Clark may write only for himself, but there are plenty of country singers who can't wait to make his graphic western folk tales their own. Since 1975, when Clark released his now-classic debut album, "Old No. 1," he has sustained a reputation as perhaps the best storyteller to emerge from the "progressive country" or "outlaw" movement. Actually, his eye for natural detail, for action settings and colorful characters, recalls Mark Twain and John Ford as much as Willie Nelson or Waylon Jennings.

Despite the fact that Jennings, Jerry Jeff Walker, David Allan Coe, Rodney Crowell, the Everly Brothers, Johnny Cash and Ricky Skaggs have had success with his songs, there is a special charge to hearing Clark perform them himself. Clark -- who appears at the Birchmere tonight with his good friend singer-songwriter Crowell -- possesses a grainy voice and rugged delivery that lend a stark cinematic reality to such vignettes as "Desperados Waiting for the Train" and "Texas-1947."

Clark's storytelling flair was partly shaped by his childhood in Monahans, Tex., a small dusty town cut straight out of "The Last Picture Show."

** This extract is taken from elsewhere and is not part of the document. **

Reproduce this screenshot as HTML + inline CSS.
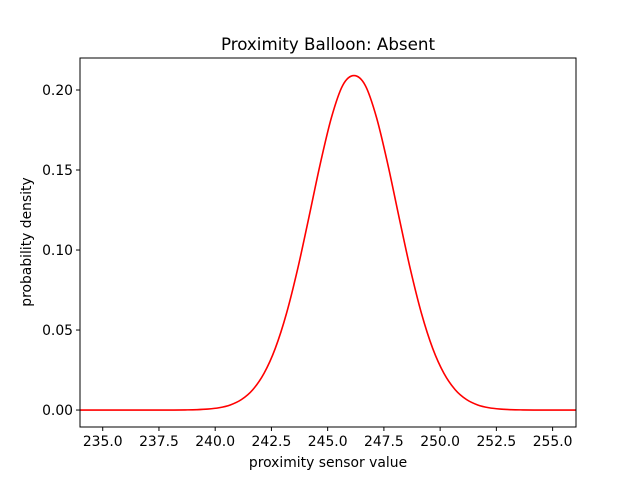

"West Texas is desert hard country," he says. "It's mostly oil and some cattle. During the war, there was a bomber base near Monahans, so my grandma's hotel was full of pilots and oil-field workers. The old guy in 'Desperados Waiting for the Train' was sort of my adopted grandfather. He was a crusty old oil driller, and we'd hang out together in the domino parlors and pool halls. He taught me to whittle and lots of other stuff."

Although his childhood provided the material, it wasn't until he moved to Houston in the early '60s that Clark began to try to capture his experience in songs.

"I fell in with old John Lomax and his Houston Folklore Society," he recalls. "There were a lot of good influences around, like bluesmen Lightnin' Hopkins and Mance Lipscomb. I was playing the folk clubs and ran into Jerry Jeff Walker and Townes Van Zandt. They got me into writing. I hadn't thought about it till then."

Clark and his wife, Susanna, eventually landed in Los Angeles in 1970. He managed to get a songwriting deal and sell a few tunes but admits that "it wasn't easy. We had no money, and I was scuffling on the street, shopping songs. L.A.'s all right if you've got a reason to live there, which I did at the time." The Clarks' escape from Los Angeles was captured in his memorable "L.A. Freeway."

Clark moved to Nashville in 1971 and has lived there ever since.In 1975 the first of five Guy Clark albums was released. His old pal Jerry Jeff Walker covered a few of the songs on "Old No. 1," and Clark's stock as a songwriter's songwriter quickly rose.

By that time, Willie Nelson had moved back to Texas and inspired a whole new breed of personal singer-songwriters, including Steve Fromholz, Rusty Wier, Michael Murphy and Billy Joe Shaver, as well as veterans like Jennings and Coe. Clark was right at home with the so-called "outlaws."

"It was great at the time," he says. "It felt natural 'cause I am from Texas and most of my songs are set there. That's my home. The scene was exploited, though."

Clark admits that before it was over, the outlaw movement had produced a sizable heap of musical cow pies, as every young singer in Texas put on a cowboy hat and brandished cliche'd images of the Old West and cosmic metaphors. Clark never had to worry, though. When the dust cleared his songs stood real, vivid and honest.

He's still writing them. He has songs on the new Jennings and Dirt Band albums, and he's recently been collaborating with another of Nashville's finest writers, Rodney Crowell. Part of the strength of Clark's songs derives from his clear vision of the nature of his craft.

"I think underneath it all," he says, "there's a desire to explain experience and emotion, to make them meaningful. You have to put it in a way that it can be shared. It has to touch people, make them mad, laugh, whatever. That's what songs are. They are theater."